Indonesia and the IMF





News Brief No. 98/4
January 26, 1998
International Monetary Fund
700 19th Street, NW
Washington, D.C. 20431 USA

Camdessus Welcomes Indonesia’s Measures

Michel Camdessus, the Managing Director of the International Monetary Fund, welcomed the announcement today by the Indonesian government of a comprehensive program for the rehabilitation of the Indonesian banking sector, and a process to put in place a framework for creditors and debtors to deal, on a voluntary and case-by-case basis, with the external debt problems of Indonesian corporations.

Camdessus said: "These programs continue and extend the implementation of the reinforced set of economic reforms that were announced by President Suharto on January 15. A wide range of measures to eliminate structural distortions and restrictions has already been put in place before their committed date of February 1. In particular, all special privileges granted to the National Car Program have been eliminated; special funding for IPTN, the aircraft manufacturer has been rescinded; restrictive marketing arrangements have been abolished; domestic trade in agricultural products liberalized; and the BULOG monopoly restricted solely to rice. Also, a revised budget was submitted to Parliament.

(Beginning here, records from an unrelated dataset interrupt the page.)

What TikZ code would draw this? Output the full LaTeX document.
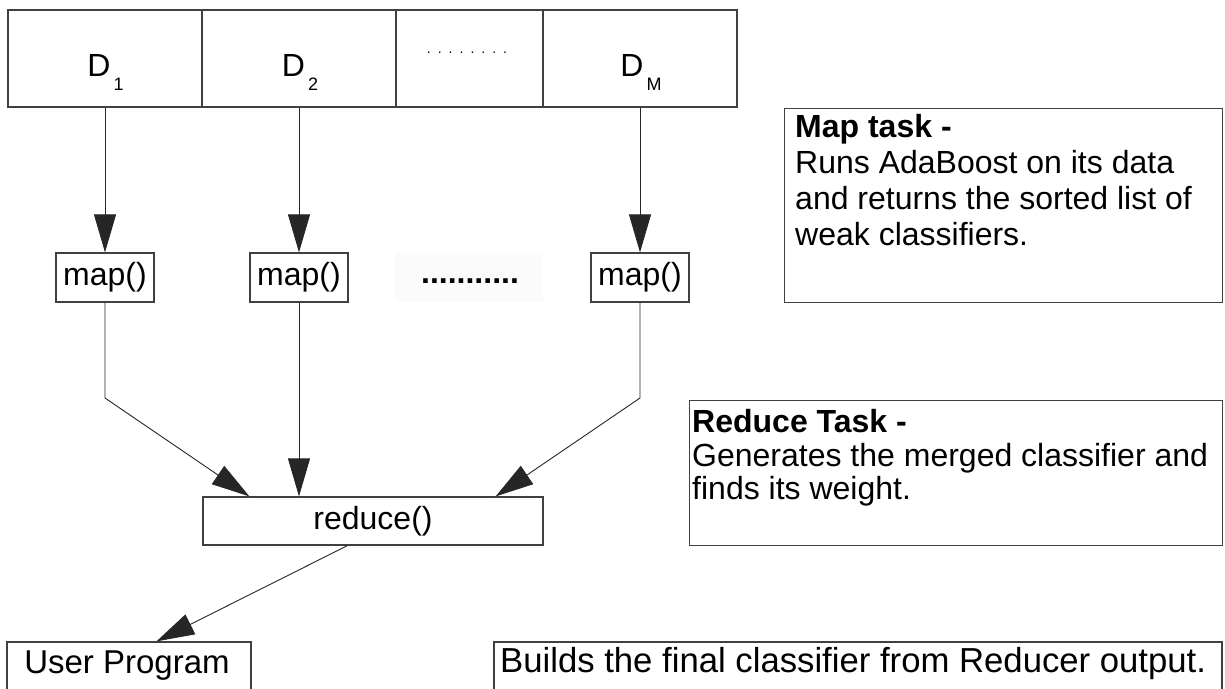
\documentclass[tikz,border=0pt]{standalone}
\usepackage{fontspec}
\setmainfont{Liberation Sans}
\usetikzlibrary{arrows.meta,calc}
\begin{document}
\begin{tikzpicture}[x=1pt,y=-1pt,
  box/.style={draw=black!75, line width=1.2pt, inner sep=0pt},
  lbl/.style={inner sep=0pt, font=\fontsize{32}{36}\selectfont},
  conn/.style={draw=black!85, line width=0.9pt, -{Triangle[length=38pt,width=22pt]}}]
\clip (0,0) rectangle (1225,688);
\fill[white] (0,0) rectangle (1225,688);

% data partitions
\node[box, minimum width=194pt, minimum height=97pt] (d1) at (105,58.5) {};
\node[box, minimum width=194pt, minimum height=97pt] (d2) at (299,58.5) {};
\node[box, minimum width=147pt, minimum height=97pt] (d3) at (469.5,58.5) {};
\node[box, minimum width=194pt, minimum height=97pt] (dm) at (640,58.5) {};
\node[lbl, anchor=base] (t1) at (105.5,76) {D\kern3pt\raisebox{-14pt}{\fontsize{18}{18}\selectfont 1}};
\node[lbl, anchor=base] (t2) at (300,76) {D\kern3pt\raisebox{-14pt}{\fontsize{18}{18}\selectfont 2}};
\node[lbl, anchor=base] (tm) at (641,76) {D\kern3pt\raisebox{-14pt}{\fontsize{18}{18}\selectfont M}};
\node[inner sep=0pt, font=\fontsize{14}{14}\selectfont, anchor=base] (sd) at (467,53)
  {.\kern7pt.\kern7pt.\kern7pt.\kern7pt.\kern7pt.\kern7pt.\kern7pt.};

% map nodes
\node[box, lbl, minimum width=98pt, minimum height=49pt] (m1) at (105,277.5) {map()};
\node[box, lbl, minimum width=98pt, minimum height=49pt] (m2) at (299,277.5) {map()};
\node[box, lbl, minimum width=98pt, minimum height=49pt] (m3) at (640,277.5) {map()};
\node[fill=black!1.5, inner sep=0pt, minimum width=148pt, minimum height=50pt] (fr) at (469,277) {};
\node[inner sep=0pt, font=\bfseries\fontsize{32}{36}\selectfont, anchor=base] (bd) at (470,283) {...........};

% reduce
\node[box, lbl, minimum width=340pt, minimum height=48pt] (r) at (373,521) {reduce()};

% user program
\node[box, minimum width=244pt, minimum height=60pt] (u) at (129,672) {};
\node[inner sep=0pt, font=\fontsize{33}{36}\selectfont, anchor=base] (ut) at (127,673) {User Program};

% builds
\node[box, minimum width=728pt, minimum height=60pt] (b) at (858,672) {};
\node[inner sep=0pt, font=\fontsize{34.7}{36}\selectfont, anchor=base west] (bt) at (500,672) {Builds the final classifier from Reducer output.};

% map task
\node[box, anchor=north west, minimum width=438pt, minimum height=194pt] (mt) at (784,108) {};
\node[lbl, anchor=base west] (mt1) at (795,137) {\textbf{Map task -}};
\node[lbl, anchor=base west] (mt2) at (795,173) {Runs AdaBoost on its data};
\node[lbl, anchor=base west] (mt3) at (795,209) {and returns the sorted list of};
\node[lbl, anchor=base west] (mt4) at (795,245) {weak classifiers.};

% reduce task
\node[box, anchor=north west, minimum width=533pt, minimum height=145pt] (rt) at (689,400) {};
\node[lbl, anchor=base west] (rt1) at (692,432) {\textbf{Reduce Task -}};
\node[lbl, anchor=base west] (rt2) at (692,466) {Generates the merged classifier and};
\node[lbl, anchor=base west] (rt3) at (692,499) {finds its weight.};

% connectors
\draw[conn] (d1.south) -- (m1.north);
\draw[conn] (d2.south) -- (m2.north);
\draw[conn] (dm.south) -- (m3.north);
\coordinate (k1) at (105,398);
\coordinate (k3) at (640,398);
\draw[conn] (m1.south) -- (k1) -- ($(r.north west)+(47,0)$);
\draw[conn] (m2.south) -- (m2.south |- r.north);
\draw[conn] (m3.south) -- (k3) -- ($(r.north east)+(-48,0)$);
\draw[conn] ($(r.south west)+(145,0)$) -- ($(u.north west)+(150,0)$);
\end{tikzpicture}
\end{document}
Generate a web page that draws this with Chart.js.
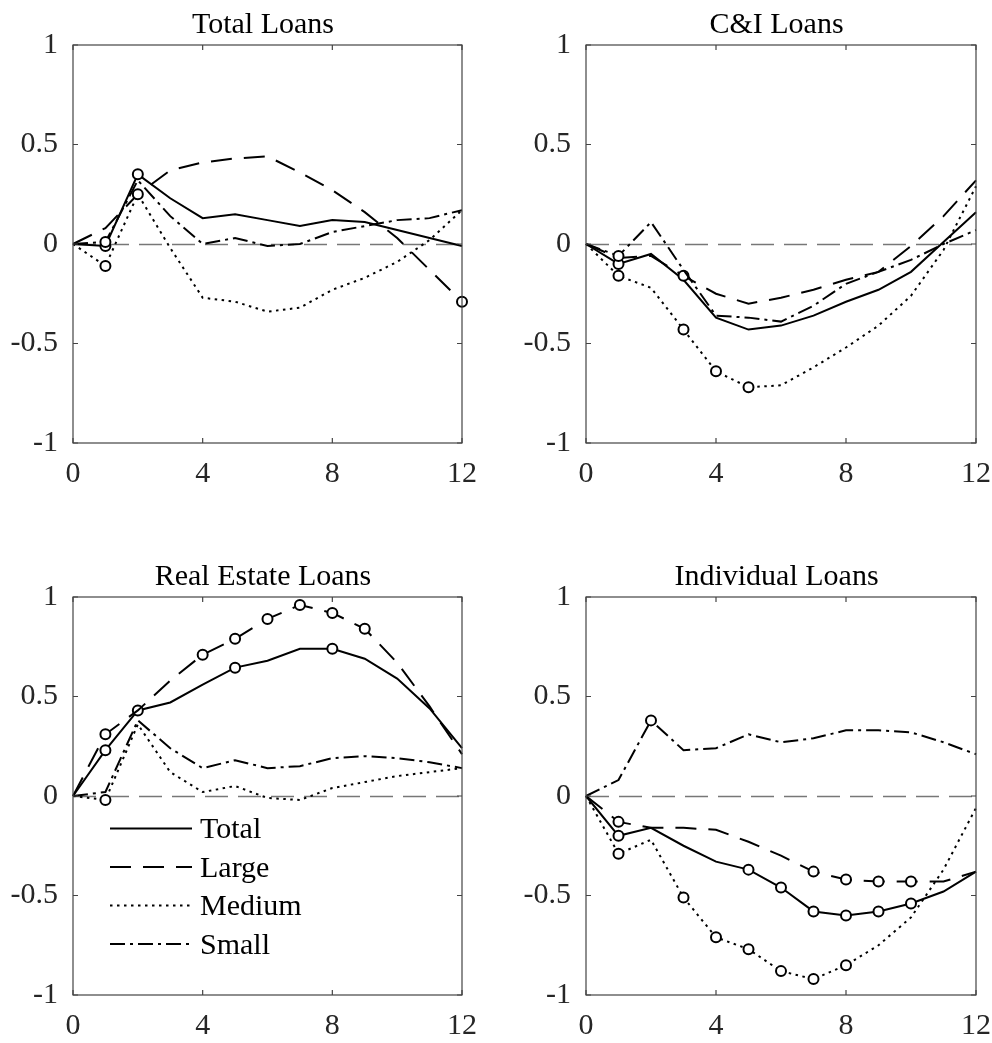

"To prevent the further erosion of confidence in the banking system, which has been under severe pressure in light of the extraordinary depreciation of the rupiah, the government has decided that from today it will guarantee the obligations of depositors and creditors. At the same time, the government is moving decisively to resolve the underlying financial difficulties of the banking system by establishing the Indonesian Bank Restructuring Agency (IBRA) that will be given broad powers to restructure all financially weak banks.

"As the exchange rate has depreciated excessively, many corporations have found it increasingly difficult to service their external debt. To restore orderly debtor-creditor relations, a private initiative is underway to put in place a framework for negotiations between individual creditors and debtors to work out viable debt restructuring arrangements on a voluntary and case-by-case basis. Agreements under this framework would not involve funds from the public sector. In addition, action to strengthen bankruptcy procedures would support effective solutions.

"It is my conviction that the new measures will be implemented effectively and will contribute to a resolution of Indonesia’s present crisis," Camdessus said.